Genital psoriasis can lack scale and is sometimes misdiagnosed as candida; however, it can be effectively treated by using clobetasone, Dr Higgins said. In terms of assessment, she advised delegates to take a complete history from patients, including questioning patients on triggers. She added that trauma and picking off scaly skin can induce psoriasis.
She advised clinicians to conduct a full-body examination, including examining the scalp, nails and joints. GPs should also inquire about how the patient is coping with their condition.
Facial psoriasis, which can have a huge impact on a person’s quality-of-life, is often under-treated due to patient and healthcare professional concerns about what agents are safe to use on the face, Dr Higgins said.
Tacrolimus, in particular, has been shown to be very effective in the treatment of facial psoriasis but it is important that patients are counselled on how much cream to use for optimum treatment, she advised.
Psoriasis on the eyelids is another problematic area for patients but can be treated successfully with hydrocortisone or tacrolimus.
Sebopsoriasis, a condition in which psoriasis and seborrheic dermatitis overlap, can be treated with Daktacort twice a day for two weeks and thereafter with clobetasone or tacrolimus.

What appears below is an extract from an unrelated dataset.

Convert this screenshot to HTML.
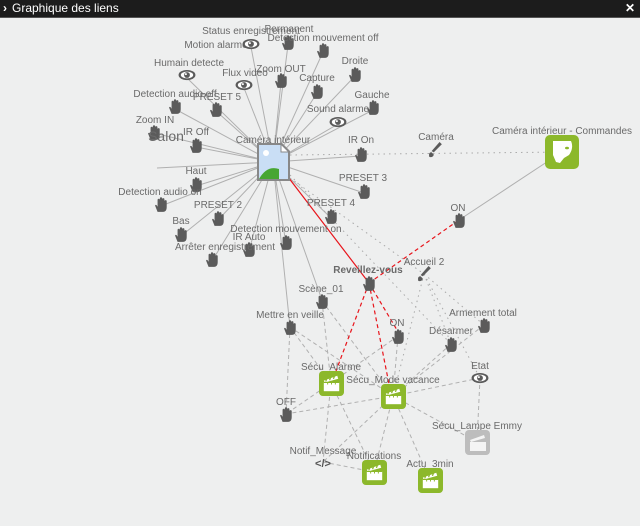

She stressed that treatment once a day is probably as affective as twice a day, with some exceptions. When the condition has cleared, patients should maintain treatment once or twice a week for a few weeks, and then stop.

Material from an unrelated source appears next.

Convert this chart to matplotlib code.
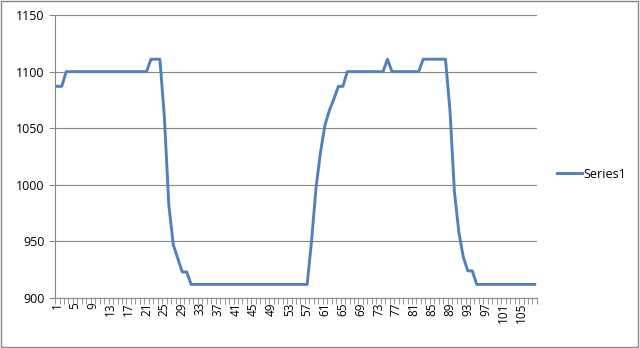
import numpy as np
import matplotlib.pyplot as plt

# values, points 1..108
series1 = ([1087, 1087] + [1100] * 19 + [1111, 1111, 1111]
           + [1060, 982, 947, 935, 923, 923] + [912] * 27
           + [951, 998, 1029, 1053, 1066, 1076, 1087, 1087] + [1100] * 9
           + [1111] + [1100] * 7 + [1111] * 6
           + [1066, 994, 958, 936, 924, 924] + [912] * 14)
x = np.arange(1, len(series1) + 1)
x_labels = x[::4]
y_ticks = [900, 950, 1000, 1050, 1100, 1150]

plt.rcParams['font.family'] = ['Open Sans', 'DejaVu Sans']
fig = plt.figure(figsize=(6.4, 3.48), dpi=100)
ax = fig.add_axes([0.086, 0.1437, 0.753, 0.813])

ax.plot(x, series1, color='#4F81BD', linewidth=2.1, label='Series1')

ax.set_xlim(0.5, len(series1) + 0.5)
ax.set_ylim(900, 1150)
ax.set_yticks(y_ticks)
ax.set_xticks(x_labels)
ax.set_xticklabels([str(v) for v in x_labels], rotation=90)
ax.set_xticks(np.arange(0.5, len(series1) + 1), minor=True)
ax.tick_params(axis='x', which='major', length=0, labelsize=8.5, pad=3)
ax.tick_params(axis='x', which='minor', length=4, color='#868686', direction='out')
ax.tick_params(axis='y', length=4, color='#868686', labelsize=9)
ax.grid(axis='y', color='#868686', linewidth=0.8)
ax.set_axisbelow(True)
for s in ['top', 'right']:
    ax.spines[s].set_visible(False)
for s in ['left', 'bottom']:
    ax.spines[s].set_color('#868686')

fig.legend(loc='center left', bbox_to_anchor=(0.853, 0.5), frameon=False,
           fontsize=9, handlelength=2.0, handletextpad=0.1)

fig.patches.append(plt.Rectangle((0.002, 0.003), 0.995, 0.993, transform=fig.transFigure,
                                 fill=False, edgecolor='#868686', linewidth=1))
fig.savefig('out.png', dpi=100)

For the treatment of scalp psoriasis, she recommended descaling as the first step. Olive oil, cocois ointment or sebco ointment can be massaged into the scalp and left overnight before being washed off with a tar-based shampoo, she explained.
When all scale has been removed, the area should be treated with steroid-containing preparations. Treatment can be maintained by using a tar-based shampoo twice a week and a topical steroid once or twice a week, she advised. A helpful video on the treatment of scalp psoriasis, including advice on how to remove hard scale, is available from the St John’s Institute of Dermatology at St Guy’s Hospital, London, website.
For ear psoriasis, Dr Higgins avoids antibiotics and uses clobetasone or tacrolimus. For flexural psoriasis, less-potent topical corticosteroids and tacrolimus can be effective.
Hand and foot psoriasis, which can cause patients severe pain, often requires treatment with very potent topical steroids. Other treatments for psoriasis include phototherapy, methotrexate and biologic agents, which can be very effective for patients, Dr Higgins said.